Um novo estudo de pesquisadores da UFSC (Universidade Federal de Santa Catarina) revelou que a Amazônia pode atingir um ponto de não retorno até 2050. Na prática, isso significa um limite que, após ultrapassado, torna impossível recuperar o que foi perdido – ou seja, uma mudança definitiva do bioma.
O trabalho foi capa da revista Nature, um dos mais renomados periódicos científicos do mundo. O artigo recebeu destaque sob a manchete “Estresse climático”.
Bernardo Monteiro Flores liderou a pesquisa, com supervisão da professora Marina Hirota. Também participaram do estudo cientistas como Catarina Jakovac, Carolina Levis e Carlos Nobre, um dos especialistas brasileiros em climatologia mais citados no mundo.
A importância da água
Para compreender o contexto atual em que a Amazônia vive e projetar os limites de sobrevivência do bioma, os estudiosos consideraram cinco elementos de estresse que afetam a região: o desmatamento acumulado, o aquecimento global, a quantidade de chuva anual no bioma, a intensidade da sazonalidade das chuvas e, por fim, a duração da estação seca.
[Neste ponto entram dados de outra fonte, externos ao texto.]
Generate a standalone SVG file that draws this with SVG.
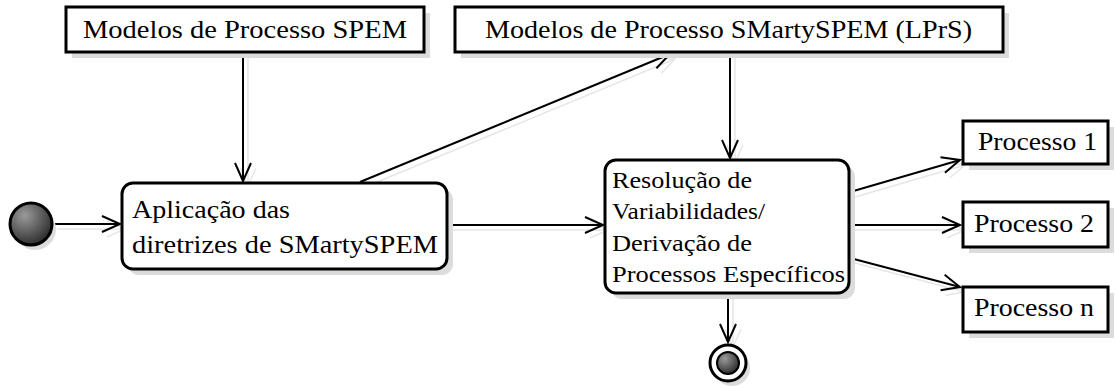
<svg xmlns="http://www.w3.org/2000/svg" width="1115" height="387" viewBox="0 0 1115 387">
<defs>
<style>
.box{fill:#fff;stroke:#000;stroke-width:3}
.sh{fill:#dcdcdc;stroke:none}
.t{font-family:'Liberation Serif','Times New Roman',Times,serif;fill:#000}
.c{fill:none;stroke:#000;stroke-width:2}
.cs{fill:none;stroke:#e6e6e6;stroke-width:1.5}
</style>
<marker id="ah" markerWidth="24" markerHeight="24" refX="20" refY="10" orient="auto" markerUnits="userSpaceOnUse">
<path d="M2,2 L20,10 L2,18" fill="none" stroke="#000" stroke-width="2"/>
</marker>
<marker id="ahs" markerWidth="24" markerHeight="24" refX="20" refY="10" orient="auto" markerUnits="userSpaceOnUse">
<path d="M2,2 L20,10 L2,18" fill="none" stroke="#e6e6e6" stroke-width="1.5"/>
</marker>
<radialGradient id="g" cx="0.35" cy="0.3" r="0.75">
<stop offset="0" stop-color="#9a9a9a"/>
<stop offset="1" stop-color="#2a2a2a"/>
</radialGradient>
</defs>

<g id="connectors">
<g transform="translate(5,5)">
<line class="cs" x1="52" y1="224" x2="120" y2="224" marker-end="url(#ahs)"/>
<line class="cs" x1="243" y1="53" x2="243" y2="181" marker-end="url(#ahs)"/>
<line class="cs" x1="360" y1="182" x2="670" y2="54" marker-end="url(#ahs)"/>
<line class="cs" x1="730" y1="53" x2="730" y2="158" marker-end="url(#ahs)"/>
<line class="cs" x1="448" y1="225" x2="603" y2="225" marker-end="url(#ahs)"/>
<line class="cs" x1="850" y1="192" x2="960" y2="160" marker-end="url(#ahs)"/>
<line class="cs" x1="850" y1="225" x2="960" y2="225" marker-end="url(#ahs)"/>
<line class="cs" x1="850" y1="258" x2="960" y2="287" marker-end="url(#ahs)"/>
<line class="cs" x1="728" y1="294" x2="728" y2="342" marker-end="url(#ahs)"/>
</g>
<line class="c" x1="52" y1="224" x2="120" y2="224" marker-end="url(#ah)"/>
<line class="c" x1="243" y1="53" x2="243" y2="181" marker-end="url(#ah)"/>
<line class="c" x1="360" y1="182" x2="670" y2="54" marker-end="url(#ah)"/>
<line class="c" x1="730" y1="53" x2="730" y2="158" marker-end="url(#ah)"/>
<line class="c" x1="448" y1="225" x2="603" y2="225" marker-end="url(#ah)"/>
<line class="c" x1="850" y1="192" x2="960" y2="160" marker-end="url(#ah)"/>
<line class="c" x1="850" y1="225" x2="960" y2="225" marker-end="url(#ah)"/>
<line class="c" x1="850" y1="258" x2="960" y2="287" marker-end="url(#ah)"/>
<line class="c" x1="728" y1="294" x2="728" y2="342" marker-end="url(#ah)"/>
</g>

<g id="start">
<circle cx="35" cy="229" r="21" fill="#dcdcdc"/>
<circle cx="31" cy="224" r="21" fill="url(#g)" stroke="#000" stroke-width="3"/>
</g>

<g id="spem">
<rect class="sh" x="72" y="13" width="358" height="45"/>
<rect class="box" x="66" y="7" width="358" height="45"/>
<text class="t" x="83" y="38" font-size="26" textLength="324" lengthAdjust="spacingAndGlyphs">Modelos de Processo SPEM</text>
</g>

<g id="smarty">
<rect class="sh" x="461" y="13" width="548" height="45"/>
<rect class="box" x="455" y="7" width="548" height="45"/>
<text class="t" x="485" y="38" font-size="26" textLength="487" lengthAdjust="spacingAndGlyphs">Modelos de Processo SMartySPEM (LPrS)</text>
</g>

<g id="aplicacao">
<rect class="sh" x="128" y="189" width="325" height="86" rx="11"/>
<rect class="box" x="122" y="183" width="325" height="86" rx="11"/>
<text class="t" x="132" y="218" font-size="26" textLength="158" lengthAdjust="spacingAndGlyphs">Aplicação das</text>
<text class="t" x="132" y="253" font-size="26" textLength="306" lengthAdjust="spacingAndGlyphs">diretrizes de SMartySPEM</text>
</g>

<g id="resolucao">
<rect class="sh" x="611" y="166" width="244" height="133" rx="11"/>
<rect class="box" x="605" y="160" width="244" height="133" rx="11"/>
<text class="t" x="612" y="188" font-size="24" textLength="140" lengthAdjust="spacingAndGlyphs">Resolução de</text>
<text class="t" x="612" y="219" font-size="24" textLength="153" lengthAdjust="spacingAndGlyphs">Variabilidades/</text>
<text class="t" x="612" y="251" font-size="24" textLength="140" lengthAdjust="spacingAndGlyphs">Derivação de</text>
<text class="t" x="612" y="282" font-size="24" textLength="233" lengthAdjust="spacingAndGlyphs">Processos Específicos</text>
</g>

<g id="p1">
<rect class="sh" x="969" y="127" width="145" height="43"/>
<rect class="box" x="963" y="121" width="145" height="43"/>
<text class="t" x="978" y="150" font-size="26" textLength="119" lengthAdjust="spacingAndGlyphs">Processo 1</text>
</g>

<g id="p2">
<rect class="sh" x="969" y="208" width="145" height="45"/>
<rect class="box" x="963" y="202" width="145" height="45"/>
<text class="t" x="974" y="232" font-size="26" textLength="120" lengthAdjust="spacingAndGlyphs">Processo 2</text>
</g>

<g id="pn">
<rect class="sh" x="969" y="293" width="145" height="45"/>
<rect class="box" x="963" y="287" width="145" height="45"/>
<text class="t" x="974" y="316" font-size="26" textLength="120" lengthAdjust="spacingAndGlyphs">Processo n</text>
</g>

<g id="end">
<circle cx="732" cy="368" r="18" fill="#dcdcdc"/>
<circle cx="728" cy="363" r="18" fill="#fff" stroke="#000" stroke-width="3"/>
<circle cx="728" cy="363" r="11" fill="url(#g)" stroke="#000" stroke-width="2"/>
</g>
</svg>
De acordo com os autores, os efeitos de estresse da Amazônia estão relacionados à água. Isso porque, em geral, o aumento da temperatura, a seca extrema e a mudança do solo afetam o principal mecanismo de resistência do bioma: a reciclagem de chuva.
Ela acontece no ciclo que a água passa do solo às árvores e à atmosfera, retornando ao solo pela chuva. A esse sistema se dá o nome de “feedback positivo”, que acredita-se ser responsável pela sobrevivência da Amazônia em períodos em que o clima flutuou muito, como durante o Cenozóico.
“Os mecanismos de feedback que aumentavam a resiliência florestal perdem a força e são substituídos por outros feedbacks que aumentam o risco de uma transição crítica”, escreveram os pesquisadores no artigo da Nature.
Limites para a sobrevivência da floresta
Com os cinco elementos estressores da Amazônia em mente, os pesquisadores puderam estabelecer limites críticos para cada um deles. De acordo com a pesquisa, a temperatura não pode aumentar 1,5°C em relação à média do período pré-industrial.
Ela também deve manter a precipitação anual de até 1.800 milímetros. Além disso, uma estação seca não deve durar mais que cinco meses e o déficit hídrico não pode passar de -350 milímetros.
Por fim, o limite seguro para o desmatamento seria de 10% da floresta original do bioma. O ponto já foi ultrapassado, o que exige atualmente a restauração de 5% da cobertura vegetal para retornar à segurança. Os pesquisadores também pontuam que a interação entre esses elementos de estresse podem ter um efeito sinérgico.
Os piores – e possíveis – cenários
Ao ultrapassar esses limiares e chegar ao ponto de não retorno, há a perda da floresta como ela é hoje. No cenário estimado, os pesquisadores projetam florestas degradadas em que há competição entre árvores, plantas oportunistas, mudança da cobertura arbórea e limitação de sementes.
“O que pode acontecer é que não necessariamente a Amazônia vá deixar de ser Floresta, mas terá áreas bem diferentes, com a diversidade menor, dominadas por uma ou poucas espécies que se auto perpetuam, como as florestas dominadas por lianas ou bambus”, informou Flores à UFSC.
Como consequência, a perda florestal pode causar liberação de carbono, retroalimentando as mudanças climáticas. Além disso, a perda da Amazônia como é hoje influencia a circulação de chuvas em partes distantes como a Ásia e a Antártida.
Dessa forma, o estudo também pontua a necessidade de ações de preservação imediatas, discutindo o papel da biodiversidade e dos povos indígenas e comunidades locais na formação da resiliência da floresta amazônica.